How should we create such a general WM? The key desiderata for building and training a WM include the following 5 aspects: identifying and preparing training data with the desired world information; adopting a general representation space for the latent world state with possibly richer meaning than the observation data in plain sight; designing an architecture that allows effective reasoning over the representations; choosing an objective that properly guides the model training; determining how to use the world model in a decision-making system. Recent years have seen a surge in efforts toward a world model. In this paper, we provide both empirical and technical critiques of several such efforts, including some very vocal schools of thoughts on WM where systematic proposals on the five aforementioned aspects of WM were offered.
A general-purpose WM enables simulation of diverse possibilities across a wide range of domains, enabling agents to reason about outcomes without direct interaction with the environment. This includes, but is not limited to the following examples:
• Physical dynamics: Mechanics of the real world, such as how water pours, how an object moves when thrown, or how a machine operates under varying conditions.
• Embodied experiences: Internal bodily states (e.g., balance, posture), sensations (e.g., heat, pain, dizziness), and complex motor activities like getting dressed or tying shoes.
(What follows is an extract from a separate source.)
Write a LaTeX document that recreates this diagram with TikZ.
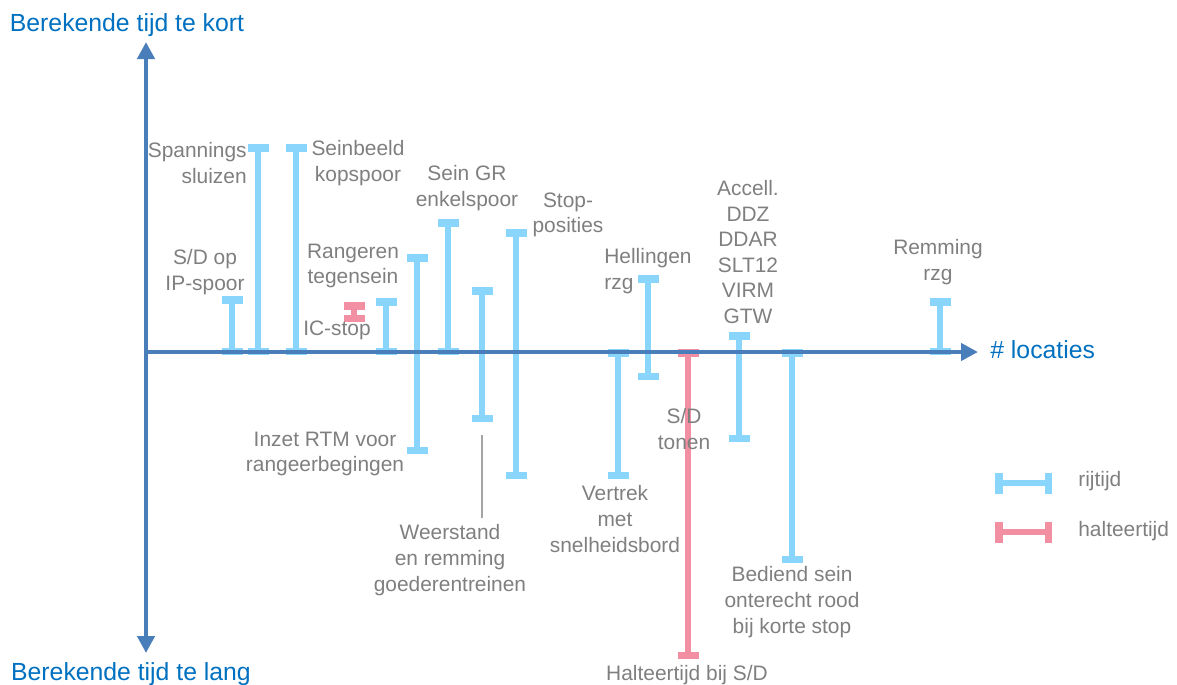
\documentclass[tikz,border=0pt]{standalone}
\usepackage{fontspec}
\setmainfont{Liberation Sans}
\usepackage{tikz}
\usetikzlibrary{arrows.meta, positioning}
\definecolor{asblauw}{RGB}{74,126,187}
\definecolor{tekstblauw}{RGB}{0,112,192}
\definecolor{tekstgrijs}{RGB}{127,127,127}
\definecolor{rijblauw}{RGB}{137,213,252}
\definecolor{halteroze}{RGB}{243,143,162}
\tikzset{
  axis/.style={
    line width=0.09cm,
    draw=asblauw,
    -{Triangle[length=0.34cm, width=0.34cm]}
  },
  axisboth/.style={
    axis,
    {Triangle[length=0.34cm, width=0.34cm]}-{Triangle[length=0.34cm, width=0.34cm]}
  },
  axistext/.style={
    text=tekstblauw,
    font=\fontsize{14.1}{17}\selectfont,
    inner sep=0pt
  },
  remark/.style={
    text=tekstgrijs,
    font=\fontsize{11.9}{14.6}\selectfont,
    align=center,
    inner sep=0pt
  },
  rijtijd/.style={
    draw=rijblauw,
    line width=0.13cm,
    {Bar[width=0.42cm, line width=0.15cm]}-{Bar[width=0.42cm, line width=0.15cm]}
  },
  halte/.style={
    rijtijd,
    draw=halteroze
  },
  leader/.style={
    draw=tekstgrijs!70,
    line width=0.6pt
  }
}

\begin{document}
\begin{tikzpicture}[x=0.02cm, y=-0.02cm]
  \useasboundingbox (0,0) rectangle (1177,684);

  % Rijtijd bars above the axis
  \draw[rijtijd] (232,355) -- (232,296);
  \draw[rijtijd] (258,355) -- (258,144);
  \draw[rijtijd] (296,355) -- (296,144);
  \draw[rijtijd] (386,355) -- (386,298);
  \draw[rijtijd] (448,355) -- (448,219);
  \draw[rijtijd] (940,355) -- (940,298);

  % Bars crossing the axis
  \draw[rijtijd] (417,254) -- (417,454);
  \coordinate (weerstandbar) at (482,422);
  \draw[rijtijd] (482,287) -- (weerstandbar);
  \draw[rijtijd] (516,229) -- (516,479);
  \draw[rijtijd] (648,275) -- (648,380);
  \draw[rijtijd] (739,332) -- (739,442);

  % Bars below the axis
  \draw[rijtijd] (618,349) -- (618,479);
  \draw[rijtijd] (792,349) -- (792,563);

  % Halteertijd
  \draw[halte] (354,302) -- (354,322);
  \draw[halte] (688,349) -- (688,659);

  % Axes
  \coordinate (origin) at (146,352);
  \coordinate (ytop) at (146,42);
  \coordinate (ybottom) at (146,653);
  \coordinate (xend) at (978,352);
  \draw[axisboth] (ybottom) -- (ytop);
  \draw[axis] (origin) -- (xend);

  \node[axistext] (kort) at (127,25) {Berekende tijd te kort};
  \node[axistext] (lang) at (131,674) {Berekende tijd te lang};
  \node[axistext, anchor=west] (locaties) at (990,350) {\# locaties};

  % Labels
  \node[remark, anchor=east, align=right] (spannings) at (247,163) {Spannings\\sluizen};
  \node[remark] (seinbeeld) at (358,163) {Seinbeeld\\kopspoor};
  \node[remark] (sdop) at (205,272) {S/D op\\IP-spoor};
  \node[remark] (rangeren) at (353,266) {Rangeren\\tegensein};
  \node[remark] (icstop) at (337,330) {IC-stop};
  \node[remark] (seingr) at (467,188) {Sein GR\\enkelspoor};
  \node[remark] (stopposities) at (568,215) {Stop-\\posities};
  \node[remark, anchor=west, align=left] (hellingen) at (604,271) {Hellingen\\rzg};
  \node[remark] (accell) at (748,252) {Accell.\\DDZ\\DDAR\\SLT12\\VIRM\\GTW};
  \node[remark] (remming) at (938,262) {Remming\\rzg};
  \node[remark] (inzet) at (325,454) {Inzet RTM voor\\rangeerbegingen};
  \node[remark] (weerstand) at (450,560) {Weerstand\\en remming\\goederentreinen};
  \node[remark] (vertrek) at (615,519) {Vertrek\\met\\snelheidsbord};
  \node[remark] (sdtonen) at (684,429) {S/D\\tonen};
  \node[remark] (bediend) at (792,602) {Bediend sein\\onterecht rood\\bij korte stop};
  \node[remark] (halteertijd) at (687,675) {Halteertijd bij S/D};

  \draw[leader, shorten <=0.12cm, shorten >=0.26cm] (weerstand.north -| weerstandbar) -- (weerstandbar);

  % Legend
  \draw[rijtijd] (995,483) -- (1052,483);
  \draw[halte] (995,532) -- (1052,532);
  \node[remark, anchor=west] (rijtijdtekst) at (1078,481) {rijtijd};
  \node[remark, anchor=west] (halteertekst) at (1078,531) {halteertijd};

\end{tikzpicture}
\end{document}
• Emotional states: Affective responses such as happiness, sadness, or fear, which can facilitate planning in emotionally charged contexts (e.g., therapy or social interactions).
• Social situations: The actions and internal states of other individuals, including their embodied or emotional experiences, needs, intentions, and expectations.
• Mental world: Abstract “thought processes” such as logistics, tactics, and strategies, potentially in multi-agent or adversarial settings.
• Counterfactual world: Alternative realities or “what if” scenarios to guide better decision making under uncertainty or incomplete information.
• Evolutionary world: Generational dynamics such as genetic inheritance, adaptation, and survival of organisms.